Wha ouuu this is work, I'll keep an eye on it.
Yes, I also didnt get why another Black artist out here in the US Bettye Saar supposedly came out vocally putting down Kara Walker's art. I think it's because the themes in it are uncomfortable and very in your face about certain realities that Black slave women had to deal with generation after generation during that time in US history of the slave trade down South.

Chardine Taylor-Stone said:
Thank you for informing me about Kara walker. :) just checked her out fantastic work. I was dissapointed to hear some people were pissed of because her art was more popular in the white community??? and.... as an artist myself i create what ever comes out of me at the time i don't to black art I do HUMAN art. jesus does it ever end *rolls eyes*

And another thing I just remembered. Also early on years and years ago when I started here at MOCA, there was this article in the LATimes weekend newspaper about the backlash about the Black Male art exhibit that was curated then by Thelma Golden, who was at the Whitney Museum and is now heading The Studio Museum in Harlem.

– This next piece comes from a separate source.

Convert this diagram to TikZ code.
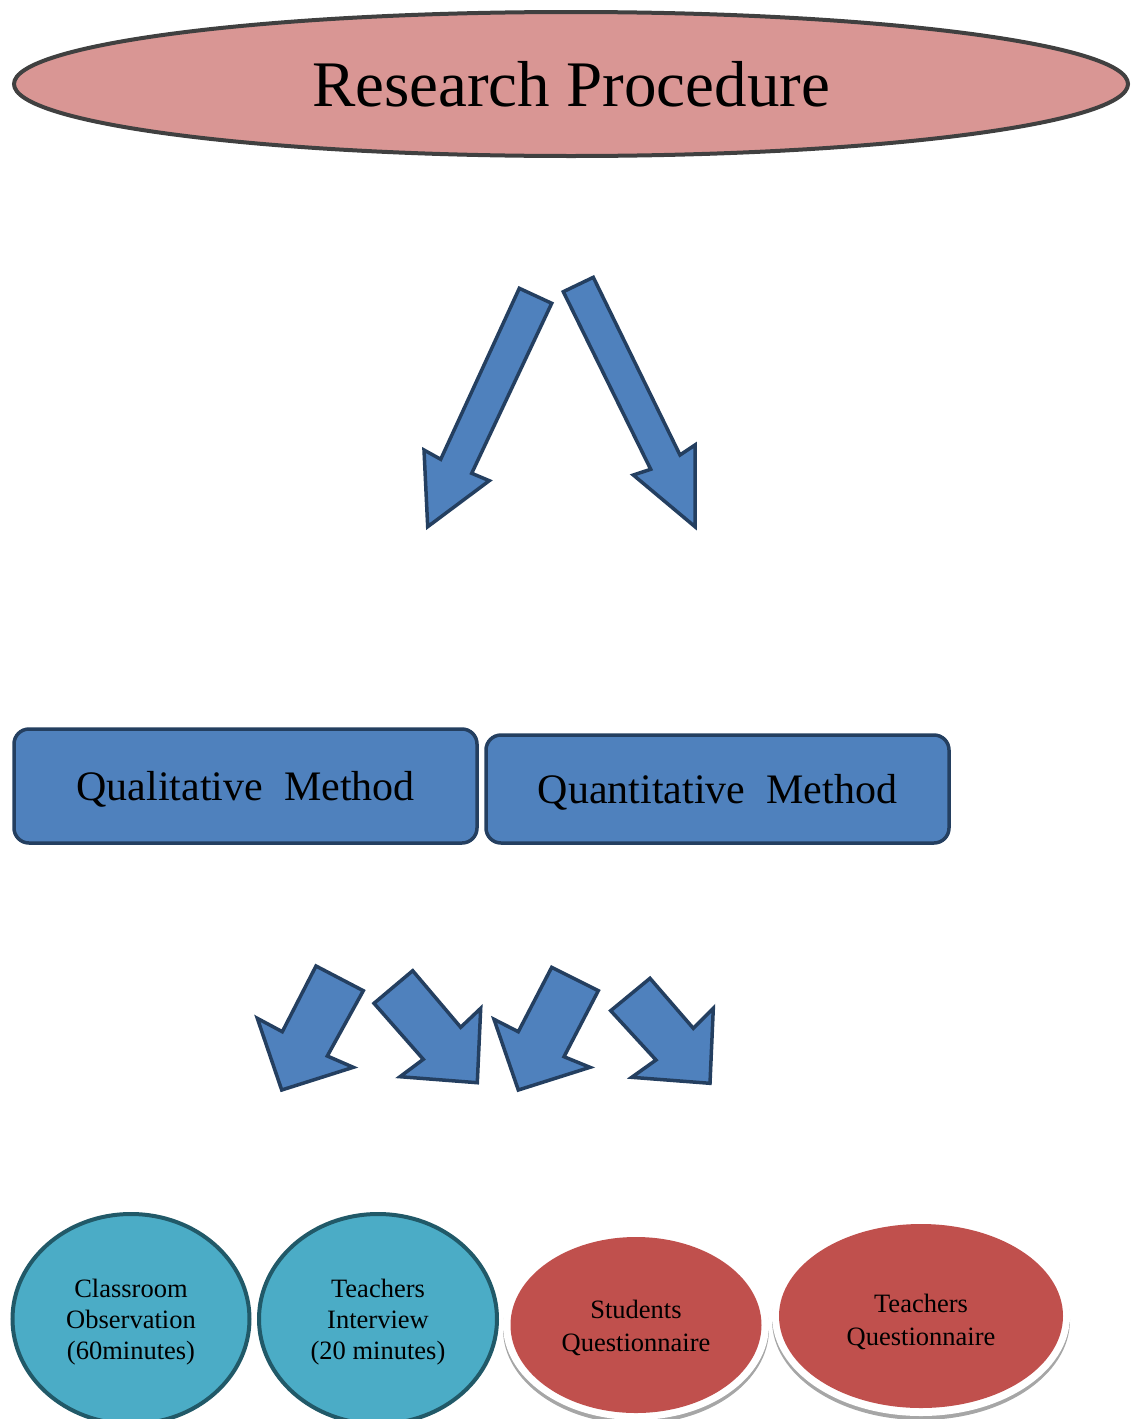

She was interviewed in this article and said that she was surprised at the negative reaction to the artwork in this exhibit that was given her by some local Black art collectors and artists in the Los Angeles area. She said in the article that she felt they were upset by certain images of Black men in the artwork that they thought were not "positive images" that were acceptable to them, like one she mentioned an artwork showing a tall black male drag queen dressed up. I think that speaks to the whole belief system of some Black Americans of a certain social class/upper class types that you only show "acceptable" images of Black people even in art or they don't want to recognize it at all..............I think that streches into ideas of sexism and what is "black enough" or not in some brothers and sisters eyes. There's a whole lot in that subject alone too.
Sure as an artist, working with contemporary styles, it's very difficult to touch people, here in France the last "statistics" shown that only 4% of population are sensitive to modern stuff, most of them are university graduated and have intellectual professions. So as we know our people, we can imagine that they are not art buyers (or very few, like big money guys); I think that it's quite normal when an artist want to live of his art to touch those 4%. So to go on bankable stuff, choking with sexism is a common way to touch art buyers mostly white for the moment. So think about your mum buying modern art, what does she choose...I'm sure she'll preferred some Douanier rousseau style than Basquiat?...In this situation, as an artist you can be twisted between 2 options, do what you feel and not sell a lot or do bankable stuff (blaah), I think that all this problematic comes from art marketing "rules". Well In fact people who say that "not black enough...." are in a most racist value: "folklore", we have have the same problem in Basque Country, if the guy on the photo doesn't have beret and eat goat cheese, the ad doesn't work...Stereotypes are hard to break.
Without darkness there is no light. Divine illumination.
hi,
I've been reading,... good stuff.
You've touched on stereotypes,... are you into graphic novels?
There's one that I've been put on to called "The Locals" (its inspired by Mexicans into punk).
I'm in the process of creating a children's story (sort of like that old Maurice book "Wild Things"), but with Black youth (ethnically-speaking).
I want to make a comic for adults, but I'm afraid that it'll be misunderstood.
The story is centered on various Black young adults, involving relationships, extra-terrestrials, spirituality, etc.
Dark-humor, but dry.
You are still dry?
watch "der kleene punker" it's a German cartoon.
It's about a punk kid. I really love cartoons, Go to AFP who loves cartoons.